Direct and Mediated - Text 1
The term “cinéma direct” was proposed by Mario Ruspoli as an alternative to “cinéma-vérité”[1] in the report he wrote for UNESCO in October 1963. The term suggests an analogy between the shooting equipment in the process of coming to fruition, which he called the “lightweight synchronous cinema group,” and the direct injection found in the engines of Formula 1 race cars. This direct injection is unique in that it turns together the two camshafts (primary and secondary) which constitute the drive train in order to improve the performance of the transmission, just as the synchronous audiovisual crew must record the sound and the image together and act “like a single person.” In both cases, the mechanism at work should make it possible to adapt quickly and without interruption to the vagaries of the terrain. As Gilles Marsolais would write, it was thus a case of a cinema “with a direct connection to lived experience”[2] which defined an attitude and methods and techniques. The term thus describes changed relations between lived experience and cinema.

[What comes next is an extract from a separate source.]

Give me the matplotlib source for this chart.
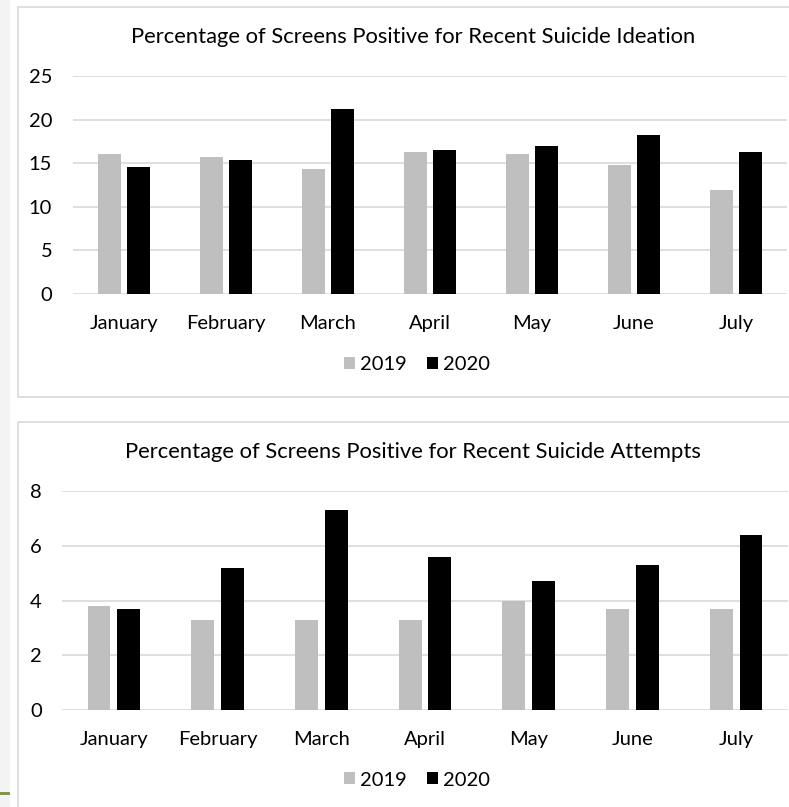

Contrary to what the adjective “direct” suggests, however, the aesthetic of the cinema of this name draws on film techniques associated with a gap, with disjunction, even with the deferred. Louis Marcorelles insisted on this peculiarity when he wrote:
It is not enough to film people and things directly for them to be filmable, it is not enough to show them for them to be interesting. Meaning that direct is the opposite of the merely immediate: it restores the real mediation which develops in any authentic knowledge endeavour.[3]
During its experimental period (1958-1965), developments in direct cinema made possible the exploration of the dialectical possibilities of film technology. In this way, it came to question the relations between distanciation and fraternization,[4] identification and otherness, truth and mystification. This reflexive project gave rise to specific methods – clean feed circuit, staging by selection, scripting in the editing, feedback – which introduced the idea of doubling up, distance or feedback of a kind which render relations with reality more complex.
The Sound-Image Disjunction
The earliest experiments in on-site sound recording using the double system made possible by the use of magnetic tape were, paradoxically, the source of a productive rift: the sound recorder – the Nagra for the most part – and the camera – KMT Coutant-Mathot, Arriflex 16, Auricon (modified to be double system) or Éclair 16 – recorded the sound and image separately. The camera operator and the sound recordist worked together on two distinct materials, as indicated by the use of a clean feed circuit by the camera operator.